To enable a single-phase motor to rotate automatically, we can add a starting winding to the stator. The starting winding is spatially offset from the main winding by 90 degrees, and a suitable capacitor needs to be connected in series with the starting winding. This can make the currents in the starting winding and the main winding approximately 90 degrees out of phase in terms of phase. This is the so-called phase-splitting principle. When two currents that are 90 degrees out of phase in time are passed through two windings that are 90 degrees apart in space, a (two-phase) rotating magnetic field will be generated in space. Under the action of this rotating magnetic field, the rotor can start automatically. After starting, when the rotational speed rises to a certain level, the starting winding can be disconnected with the help of a centrifugal switch or other automatic control devices installed on the rotor. Only the main winding works during normal operation. Therefore, the starting winding can be designed for short-time operation. However, in many cases, the starting winding is not disconnected. We call this type of motor a capacitor-run single-phase motor. To change the rotation direction of this type of motor, it can be achieved by changing the connection position of the capacitor.

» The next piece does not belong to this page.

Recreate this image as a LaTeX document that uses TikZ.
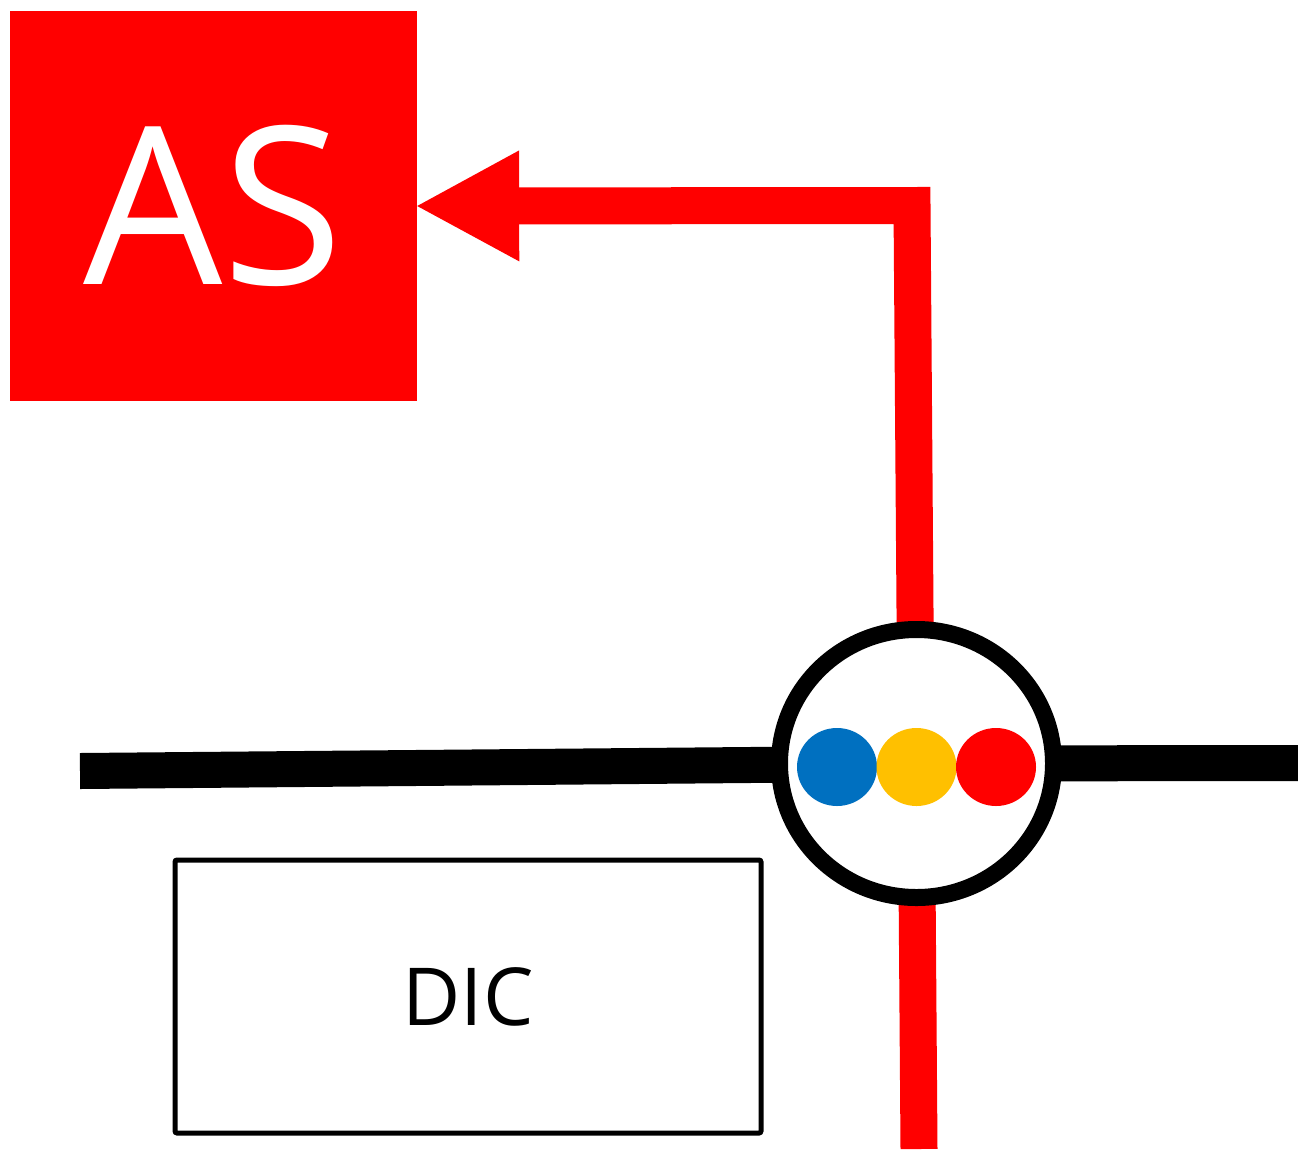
\documentclass[tikz,border=0pt]{standalone}
\usepackage{fontspec}
\setmainfont{Open Sans}
\usetikzlibrary{arrows.meta,shapes.geometric}
\definecolor{pred}{HTML}{FF0000}
\definecolor{pblue}{HTML}{0070C0}
\definecolor{pyellow}{HTML}{FFC000}
\begin{document}
\begin{tikzpicture}[x=1pt,y=-1pt,
  redline/.style={draw=pred,line width=37pt,line join=miter},
  blackline/.style={draw=black,line width=36pt},
  dot/.style={ellipse,minimum width=80pt,minimum height=78pt,inner sep=0pt,fill=#1},
  asbox/.style={rectangle,fill=pred,minimum width=407pt,minimum height=390pt,inner sep=0pt,
    text=white,font=\fontsize{220}{260}\selectfont},
  dicbox/.style={rectangle,draw=black,line width=5pt,rounded corners=2pt,
    minimum width=586pt,minimum height=273pt,inner sep=0pt,font=\fontsize{80}{96}\selectfont}
  ]
\useasboundingbox (0,0) rectangle (1298,1149);
% nodes and coordinates
\node[asbox] (AS) at (213.5,206) {AS};
\coordinate (hubc) at (916.5,763.5);
\coordinate (bot) at (919,1149);
\coordinate (corner) at (912,205.5);
\coordinate (left) at (80,771);
\coordinate (right) at (1298,763);
% connectors
\draw[redline,-{Triangle[length=102pt,width=111pt,line width=0pt]}] (bot) -- (corner) -- (AS.east);
\draw[blackline] (left) -- (hubc);
\draw[blackline] (hubc) -- (right);
% hub
\node[ellipse,draw=black,fill=white,line width=17pt,minimum width=274pt,minimum height=268pt,inner sep=0pt] (hub) at (hubc) {};
\node[dot=pblue] (db) at (837,767) {};
\node[dot=pyellow] (dy) at (916.5,767) {};
\node[dot=pred] (dr) at (996,767) {};
% DIC box
\node[dicbox] (DIC) at (468,996.5) {DIC};
\end{tikzpicture}
\end{document}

In single-phase motors, there is also another method for generating a rotating magnetic field, namely the shaded-pole method. Motors using this method are called single-phase shaded-pole motors. The stator of this type of motor is made in a salient-pole form, with two types: two-pole and four-pole. Each magnetic pole has a small slot at 1/3 - 1/4 of the full pole face, as shown in Figure 3. In this way, the magnetic pole is divided into two parts. A short-circuited copper ring is fitted on the smaller part, as if covering this part of the magnetic pole, so it is called a shaded-pole motor. The single-phase winding is fitted on the entire magnetic pole, and the coils of each pole are connected in series. When connecting, it must be ensured that the polarities they generate are arranged in sequence as N, S, N, S. When the stator winding is energized, a main magnetic flux is generated in the magnetic pole. According to Lenz's law, the main magnetic flux passing through the short-circuited copper ring will generate an induced current in the copper ring that lags behind by 90 degrees in phase. The magnetic flux generated by this current also lags behind the main magnetic flux in phase. Its function is equivalent to that of the starting winding of a capacitor motor, thus being able to generate a rotating magnetic field and make the motor rotate.